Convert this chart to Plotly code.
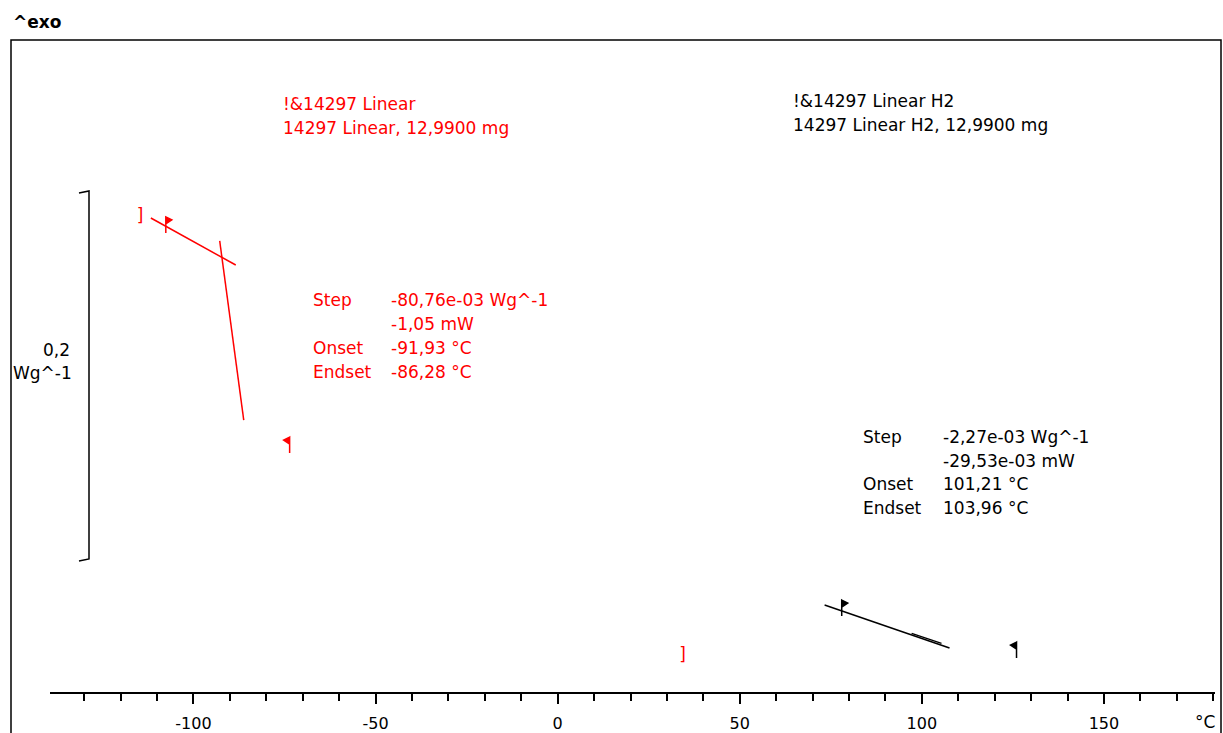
import plotly.graph_objects as go

# ---------------- data (°C, W/g) ----------------
red_tangent1_x = [-111.7, -88.4]
red_tangent1_y = [0.2562, 0.2308]
red_tangent2_x = [-92.8, -86.2]
red_tangent2_y = [0.2438, 0.1470]

black_tangent1_x = [73.3, 107.6]
black_tangent1_y = [0.0470, 0.0238]
black_tangent2_x = [97.2, 105.4]
black_tangent2_y = [0.0317, 0.0263]

# evaluation limit flags (x, y of stem top, direction)
red_flags_x = [-107.6, -73.6]
red_flags_y = [0.2568, 0.1378]
red_flags_dir = ["right", "left"]
black_flags_x = [78.0, 126.0]
black_flags_y = [0.0497, 0.0270]
black_flags_dir = ["right", "left"]

# curve bracket marks
bracket_x = [-114.7, 34.3]
bracket_y = [0.2570, 0.0195]

x_major_ticks = [-100, -50, 0, 50, 100, 150]
x_tick_labels = ["-100", "-50", "0", "50", "100", "150"]

red_header = ["!&14297 Linear", "14297 Linear, 12,9900 mg"]
black_header = ["!&14297 Linear H2", "14297 Linear H2, 12,9900 mg"]
red_result_names = ["Step", "", "Onset", "Endset"]
red_result_values = ["-80,76e-03 Wg^-1", "-1,05 mW", "-91,93 °C", "-86,28 °C"]
black_result_names = ["Step", "", "Onset", "Endset"]
black_result_values = ["-2,27e-03 Wg^-1", "-29,53e-03 mW", "101,21 °C", "103,96 °C"]

scale_bar_label = ["0,2", "Wg^-1"]

# ---------------- layout geometry ----------------
W_FIG, H_FIG = 1223, 733
L, R, T, B = 50, 8, 40, 41
PW = W_FIG - L - R
PH = H_FIG - T - B
X_RANGE = [-139.4, 180.5]
Y_RANGE = [0, PH / 1850.0]

FONT = "DejaVu Sans, Liberation Sans, Arial, sans-serif"
RED = "#ff0000"


def px(xp):
    return (xp - L) / PW


def py(yp):
    return (H_FIG - B - yp) / PH


fig = go.Figure()

for xs, ys in [(red_tangent1_x, red_tangent1_y), (red_tangent2_x, red_tangent2_y)]:
    fig.add_trace(go.Scatter(x=xs, y=ys, mode="lines", line=dict(color=RED, width=1.5),
                             hoverinfo="skip", showlegend=False))
for xs, ys in [(black_tangent1_x, black_tangent1_y), (black_tangent2_x, black_tangent2_y)]:
    fig.add_trace(go.Scatter(x=xs, y=ys, mode="lines", line=dict(color="black", width=1.5),
                             hoverinfo="skip", showlegend=False))

fig.add_trace(go.Scatter(x=bracket_x, y=bracket_y, mode="text", text=["]"] * len(bracket_x),
                         textfont=dict(color=RED, size=17, family=FONT),
                         hoverinfo="skip", showlegend=False))

shapes = []


def flag_path(direction):
    if direction == "right":
        return "M0,0 L0,-16 M0,0 L6,-3 L0,-7 Z"
    return "M0,0 L0,-16 M0,0 L-6,-3 L0,-7 Z"


for xs, ys, ds, col in [(red_flags_x, red_flags_y, red_flags_dir, RED),
                        (black_flags_x, black_flags_y, black_flags_dir, "black")]:
    for x, y, d in zip(xs, ys, ds):
        shapes.append(dict(type="path", xref="x", yref="y", xsizemode="pixel", ysizemode="pixel",
                           xanchor=x, yanchor=y, path=flag_path(d),
                           line=dict(color=col, width=1.5), fillcolor=col))

# outer frame
shapes.append(dict(type="rect", xref="paper", yref="paper",
                   x0=px(11), x1=px(1221), y0=py(760), y1=py(40),
                   line=dict(color="black", width=1.5), fillcolor="rgba(0,0,0,0)"))

# scale bar bracket (0.2 W/g)
shapes.append(dict(type="path", xref="paper", yref="paper",
                   path=f"M{px(79)},{py(193)} L{px(89)},{py(191)} L{px(89)},{py(559)} L{px(79)},{py(561)}",
                   line=dict(color="black", width=1.5)))

annotations = []


def add_text(text, xp, yp, color="black", size=17, anchor="left", bold=False):
    annotations.append(dict(text=f"<b>{text}</b>" if bold else text, x=px(xp), y=py(yp),
                            xref="paper", yref="paper", showarrow=False,
                            xanchor=anchor, yanchor="middle",
                            font=dict(color=color, size=size, family=FONT)))


add_text("^exo", 11, 22, bold=True, size=17)
for i, t in enumerate(red_header):
    add_text(t, 281, 104 + 24 * i, color=RED)
for i, t in enumerate(black_header):
    add_text(t, 791, 101 + 24 * i)
for i, (n, v) in enumerate(zip(red_result_names, red_result_values)):
    if n:
        add_text(n, 311, 300 + 24 * i, color=RED)
    add_text(v, 389, 300 + 24 * i, color=RED)
for i, (n, v) in enumerate(zip(black_result_names, black_result_values)):
    if n:
        add_text(n, 861, 437 + 23.7 * i)
    add_text(v, 941, 437 + 23.7 * i)
add_text(scale_bar_label[0], 72, 350, anchor="right")
add_text(scale_bar_label[1], 74, 373, anchor="right")
add_text("°C", 1205, 722, anchor="center")

fig.update_layout(
    width=W_FIG, height=H_FIG,
    margin=dict(l=L, r=R, t=T, b=B, pad=0),
    paper_bgcolor="white", plot_bgcolor="white",
    shapes=shapes, annotations=annotations,
    xaxis=dict(range=X_RANGE, showgrid=False, zeroline=False, showline=True,
               automargin=False,
               linecolor="black", linewidth=1.5, ticks="outside", ticklen=10,
               tickwidth=1.5, tickcolor="black", tickvals=x_major_ticks,
               ticktext=x_tick_labels, tickfont=dict(size=16, family=FONT, color="black"),
               ticklabelstandoff=6,
               minor=dict(dtick=10, tick0=0, ticks="outside", ticklen=7,
                          tickwidth=1.5, tickcolor="black", showgrid=False)),
    yaxis=dict(range=Y_RANGE, visible=False, showgrid=False, zeroline=False,
               automargin=False),
)

fig.write_html("out.html")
+ + +
# Exercise:
Write out, word for word, the lines from the start of the data through the one holding "bracket_y = [0.2570, 0.0195]". Omit pictures.

# Response to this task:
Convert this chart to Plotly code.
import plotly.graph_objects as go

# ---------------- data (°C, W/g) ----------------
red_tangent1_x = [-111.7, -88.4]
red_tangent1_y = [0.2562, 0.2308]
red_tangent2_x = [-92.8, -86.2]
red_tangent2_y = [0.2438, 0.1470]

black_tangent1_x = [73.3, 107.6]
black_tangent1_y = [0.0470, 0.0238]
black_tangent2_x = [97.2, 105.4]
black_tangent2_y = [0.0317, 0.0263]

# evaluation limit flags (x, y of stem top, direction)
red_flags_x = [-107.6, -73.6]
red_flags_y = [0.2568, 0.1378]
red_flags_dir = ["right", "left"]
black_flags_x = [78.0, 126.0]
black_flags_y = [0.0497, 0.0270]
black_flags_dir = ["right", "left"]

# curve bracket marks
bracket_x = [-114.7, 34.3]
bracket_y = [0.2570, 0.0195]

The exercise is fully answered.